Miller worked in a restaurant and attended the University of Massachusetts, soaking up the bustle of big-city life. She says her experiences working for others and absorbing the energy of a different place guide her in her job now.
 
"My generation is very change-oriented" and open to new ideas and creativity, she says. "There's something to be said not to be on (Boston's) Newbery Street, where there's a hundred salons. The way we run our business, it is set apart."
 
When she returned to Rochester in 2010, Miller stepped in to give the assistant program some extra attention. Assistants crave encouragement, she says, as well as a liaison to management. Her position brings a new focus on accountability to their progress. She also has a hand in the salon's artistic direction, working with photographer Carrie Mateosian on model shoots that adorn the salon's walls and website.
 
But Miller's job isn't all planning and managing. She still picks up the scissors three days a week. It is instantly gratifying, she says.
 
"I find that cutting for me comes naturally. It's so satisfying to really change somebody's life; you can see them just light up."
 
Miller has worked on hair at Armani runway shows with celebrity stylist Oribe. At the first one in Milan two years ago, she was slated to assist but ended up getting her own chair. The other was a haute couture show during Paris Fashion Week, where she again was part of a team led by Oribe. Miller and her father worked together; it was two people to a head for the show's "tight, small hair," she says.
 
In business for 27 years, Scott Miller is nationally known as a stylist and salon owner.
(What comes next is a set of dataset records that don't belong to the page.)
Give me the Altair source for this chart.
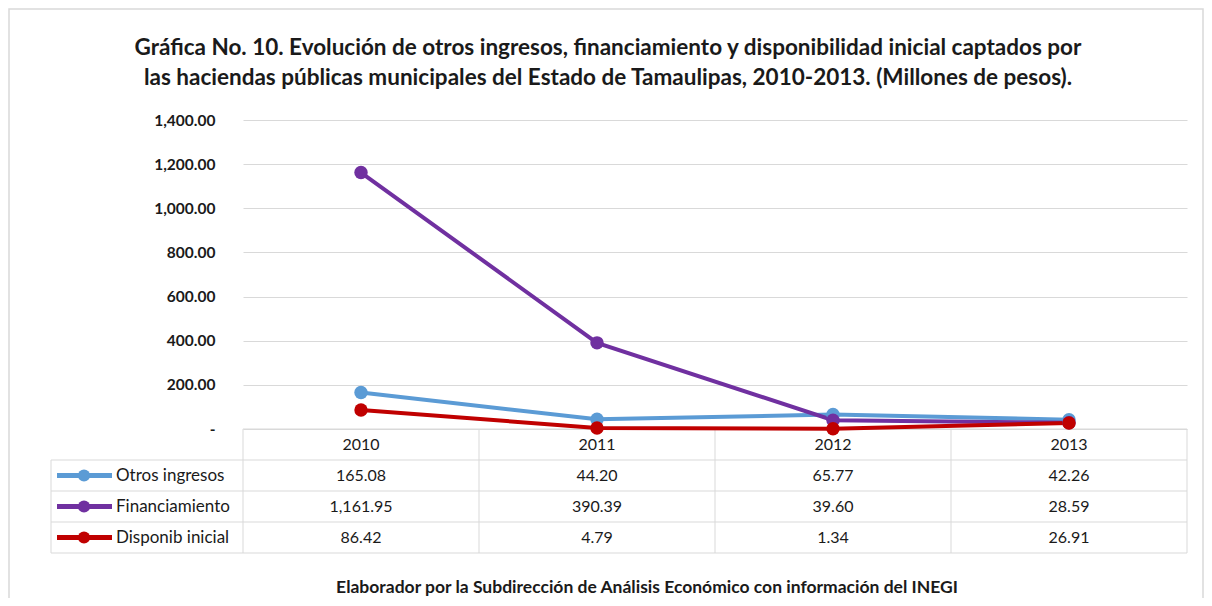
import altair as alt
import pandas as pd

years = ["2010", "2011", "2012", "2013"]
series = ["Otros ingresos", "Financiamiento", "Disponib inicial"]
otros_ingresos = [165.08, 44.20, 65.77, 42.26]
financiamiento = [1161.95, 390.39, 39.60, 28.59]
disponib_inicial = [86.42, 4.79, 1.34, 26.91]
colors = ["#5B9BD5", "#7030A0", "#C00000"]
y_ticks = [0, 200, 400, 600, 800, 1000, 1200, 1400]
title_lines = [
    "Gráfica No. 10. Evolución de otros ingresos, financiamiento y disponibilidad inicial captados por",
    "las haciendas públicas municipales del Estado de Tamaulipas,  2010-2013. (Millones de pesos).",
]
caption = "Elaborador por la Subdirección de Análisis Económico con información del INEGI"

FONT = "Lato"
GRID = "#D9D9D9"
TXT = "#1a1a1a"
W, H = 944, 309
TABLE_TOP, TABLE_BOTTOM = 309, 433
LEFT_COL = -192

rows = []
for s, vals in zip(series, [otros_ingresos, financiamiento, disponib_inicial]):
    for i, (yr, v) in enumerate(zip(years, vals)):
        rows.append({"year": yr, "series": s, "value": v, "order": i,
                     "row": s, "label": f"{v:,.2f}"})
df = pd.DataFrame(rows)
header = pd.DataFrame({"year": years, "row": ["hdr"] * len(years), "label": years})
legend_df = pd.DataFrame({"series": series, "row": series})
row_domain = ["hdr"] + series

x_scale = alt.Scale(type="band", domain=years, paddingInner=0, paddingOuter=0)
x_enc = alt.X("year:N", scale=x_scale, axis=None)
color_enc = alt.Color("series:N", scale=alt.Scale(domain=series, range=colors), legend=None)


def row_y(**kw):
    return alt.Y("row:N", scale=alt.Scale(type="band", domain=row_domain,
                                          range=[TABLE_TOP, TABLE_BOTTOM],
                                          paddingInner=0, paddingOuter=0),
                 axis=None, **kw)


y_val = alt.Y("value:Q", scale=alt.Scale(domain=[0, 1400], nice=False),
              axis=alt.Axis(values=y_ticks, grid=True, gridColor=GRID, domain=False,
                            ticks=False, labelPadding=28, labelFont=FONT,
                            labelFontSize=15.5, labelFontWeight="bold", labelColor=TXT,
                            labelExpr="datum.value == 0 ? '-\u00a0\u00a0' : format(datum.value, ',.2f')",
                            title=None))

lines = alt.Chart(df).mark_line(strokeWidth=4).encode(
    x=x_enc, y=y_val, color=color_enc, detail="series:N", order="order:Q")
points = alt.Chart(df).mark_circle(size=180, opacity=1).encode(
    x=x_enc, y=y_val, color=color_enc)
main = alt.layer(lines, points)

# table
header_text = alt.Chart(header).mark_text(font=FONT, fontSize=16, color=TXT).encode(
    x=x_enc, y=row_y(), text="label:N")
cell_text = alt.Chart(df).mark_text(font=FONT, fontSize=16, color=TXT).encode(
    x=x_enc, y=row_y(), text="label:N")
vlines = alt.Chart(header).mark_rule(color=GRID, strokeWidth=1).encode(
    x=alt.X("year:N", scale=x_scale, axis=None, bandPosition=0),
    y=alt.value(TABLE_TOP), y2=alt.value(TABLE_BOTTOM))
right_line = alt.Chart(header.head(1)).mark_rule(color=GRID, strokeWidth=1).encode(
    x=alt.value(W), y=alt.value(TABLE_TOP), y2=alt.value(TABLE_BOTTOM))
header_top = alt.Chart(header.head(1)).mark_rule(color=GRID, strokeWidth=1).encode(
    x=alt.value(0), x2=alt.value(W), y=row_y(bandPosition=0))
row_lines = alt.Chart(legend_df).mark_rule(color=GRID, strokeWidth=1).encode(
    x=alt.value(LEFT_COL), x2=alt.value(W), y=row_y(bandPosition=0))
bottom_line = alt.Chart(legend_df.head(1)).mark_rule(color=GRID, strokeWidth=1).encode(
    x=alt.value(LEFT_COL), x2=alt.value(W), y=alt.value(TABLE_BOTTOM))
left_line = alt.Chart(legend_df.head(1)).mark_rule(color=GRID, strokeWidth=1).encode(
    x=alt.value(LEFT_COL), y=alt.value(TABLE_TOP + 31), y2=alt.value(TABLE_BOTTOM))

leg_line = alt.Chart(legend_df).mark_rule(strokeWidth=5).encode(
    x=alt.value(-186), x2=alt.value(-131), y=row_y(), color=color_enc)
leg_pt = alt.Chart(legend_df).mark_circle(size=150, opacity=1).encode(
    x=alt.value(-159), y=row_y(), color=color_enc)
leg_txt = alt.Chart(legend_df).mark_text(font=FONT, fontSize=17, align="left",
                                         color=TXT).encode(
    x=alt.value(-127), y=row_y(), text="series:N")

one = pd.DataFrame({"k": [0]})
title = alt.Chart(one).mark_text(text=title_lines, font=FONT, fontSize=22.5, fontWeight="bold",
                                 lineHeight=30, align="center", baseline="middle",
                                 color=TXT).encode(
    x=alt.value(365), y=alt.value(-72))
cap = alt.Chart(one).mark_text(text=caption, font=FONT, fontSize=17.5, fontWeight="bold",
                               align="center", baseline="middle", color=TXT).encode(
    x=alt.value(404), y=alt.value(468))
frame = alt.Chart(one).mark_rect(fill=None, stroke=GRID, strokeWidth=1.5).encode(
    x=alt.value(-234), x2=alt.value(960), y=alt.value(-111), y2=alt.value(600))

table = alt.layer(vlines, right_line, header_top, row_lines, bottom_line, left_line,
                  header_text, cell_text, leg_line, leg_pt, leg_txt)

chart = alt.layer(frame, title, cap, table, main).resolve_scale(y="independent").properties(
    width=W, height=H,
    padding={"left": 235, "top": 112, "right": 17, "bottom": 169},
    autosize=alt.AutoSizeParams(type="none"),
    background="white",
).configure_view(stroke=None)

chart.save("out.html", embed_options={"renderer": "svg", "actions": False})
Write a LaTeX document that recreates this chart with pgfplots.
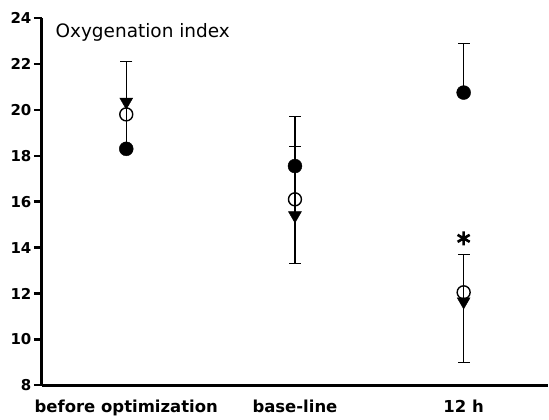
\documentclass[border=0pt]{standalone}
\usepackage{fontspec}
\setmainfont{DejaVu Sans}
\usepackage{pgfplots}
\pgfplotsset{compat=1.18}
\begin{document}
\begin{tikzpicture}
\begin{axis}[
  scale only axis, width=507pt, height=368pt,
  xmin=-0.5, xmax=2.5, ymin=8, ymax=24,
  axis lines*=left,
  axis line style={line width=3pt},
  xtick={0,1,2},
  xticklabels={before optimization, base-line, 12 h},
  major x tick style={draw=none},
  x tick label style={font=\bfseries\fontsize{16.5}{18}\selectfont, yshift=-3pt},
  ytick={8,10,...,24},
  tick align=outside,
  major tick length=8pt,
  major y tick style={line width=2.4pt, black},
  y tick label style={font=\bfseries\fontsize{15}{17}\selectfont, xshift=1pt},
  /pgf/number format/assume math mode=true,
  clip=false,
]
% connecting lines
\addplot[black, line width=1.3pt, no marks] coordinates {(0,18.3) (0,22.1)};
\addplot[black, line width=1.3pt, no marks] coordinates {(1,13.3) (1,19.7)};
\addplot[black, line width=1.3pt, no marks] coordinates {(2,20.75) (2,22.9)};
\addplot[black, line width=1.3pt, no marks] coordinates {(2,9.0) (2,13.7)};
% caps
\addplot[black, only marks, mark=-, mark size=6pt, mark options={line width=1.3pt}]
  coordinates {(0,22.1) (1,19.7) (1,18.4) (1,13.3) (2,22.9) (2,13.7) (2,9.0)};
% filled circles
\addplot[black, only marks, mark=*, mark size=7pt]
  coordinates {(0,18.3) (1,17.55) (2,20.75)};
% triangles
\addplot[black, only marks, mark=triangle*, mark size=7.5pt, mark options={rotate=180}]
  coordinates {(0,20.35) (1,15.4) (2,11.65)};
% open circles
\addplot[black, only marks, mark=o, mark size=6.5pt, mark options={fill=white, line width=1.4pt}]
  coordinates {(0,19.8) (1,16.1) (2,12.05)};
% asterisk
\addplot[black, only marks, mark=asterisk, mark size=7pt, mark options={line width=2.6pt}]
  coordinates {(2,14.4)};
\node[anchor=west, font=\fontsize{18.5}{20}\selectfont] at (axis cs:-0.44,23.35) {Oxygenation index};
\end{axis}
\pgfresetboundingbox
\path (-42pt,-34pt) rectangle (508pt,386pt);
\end{tikzpicture}
\end{document}
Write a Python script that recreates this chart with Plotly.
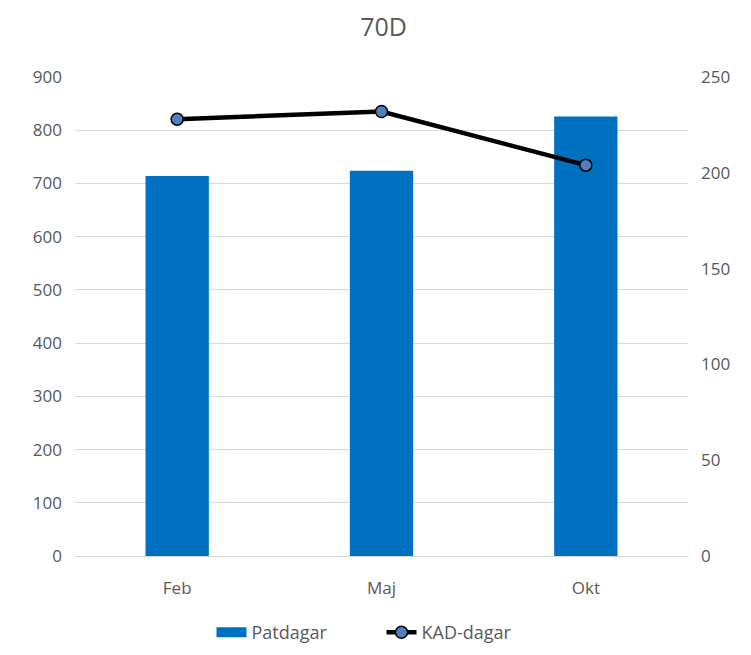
import plotly.graph_objects as go

# Data
months = ["Feb", "Maj", "Okt"]
patdagar = [714, 724, 826]
kad_dagar = [228, 232, 204]

left_ticks = list(range(0, 1000, 100))
right_ticks = list(range(0, 300, 50))

font_family = "Open Sans, Liberation Sans, Arial"
grey = "#595959"
bar_blue = "#0070c0"

fig = go.Figure()

fig.add_trace(go.Bar(
    x=months, y=patdagar, name="Patdagar",
    marker=dict(color=bar_blue, line=dict(width=0)),
    width=0.31, showlegend=False,
))

# legend-only entry so the bar key is drawn as a wide block like the original
fig.add_trace(go.Scatter(
    x=[None], y=[None], name="Patdagar", mode="lines",
    line=dict(color=bar_blue, width=13),
))

fig.add_trace(go.Scatter(
    x=months, y=kad_dagar, name="KAD-dagar", yaxis="y2",
    mode="lines+markers",
    line=dict(color="black", width=4.5),
    marker=dict(size=12, color="#4f81bd", line=dict(color="black", width=1.5)),
))

# the page adds an 8px body margin, so margins are shifted to compensate
fig.update_layout(
    width=751, height=655,
    paper_bgcolor="white", plot_bgcolor="white",
    margin=dict(l=67, r=71, t=69, b=102),
    title=dict(text="70D", x=0.5, xanchor="center", y=0.97, yanchor="middle",
               font=dict(family=font_family, size=25, color=grey)),
    font=dict(family=font_family, size=17, color=grey),
    xaxis=dict(showgrid=False, showline=False, ticks="",
               ticklabelstandoff=20,
               tickfont=dict(size=17, color=grey)),
    yaxis=dict(range=[0, 900], tickvals=left_ticks, showgrid=True,
               gridcolor="#d9d9d9", gridwidth=1.3, zeroline=True,
               zerolinecolor="#d9d9d9", zerolinewidth=1.3,
               ticks="", ticklabelstandoff=12,
               tickfont=dict(size=17, color=grey)),
    yaxis2=dict(range=[0, 250], tickvals=right_ticks, overlaying="y",
                side="right", showgrid=False, zeroline=False, ticks="",
                ticklabelstandoff=12, tickfont=dict(size=17, color=grey)),
    legend=dict(orientation="h", x=0.5, xanchor="center", y=-0.16,
                yanchor="middle", font=dict(size=18, color=grey),
                entrywidth=125, traceorder="normal"),
    showlegend=True,
)

fig.write_html("out.html")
Celebrity stylists are family friends, from Oribe to Sonia Kashuk. Salon owners seek him out for business advice.
 
Alex Miller's goal is to take over the business someday. She'd like to open more salons.
 
"Who knows? Maybe we could take the Scott Miller brand into something other than cosmetics," she says.
 
"I love anything having to do with things that are new and different. I like that that's my responsibility."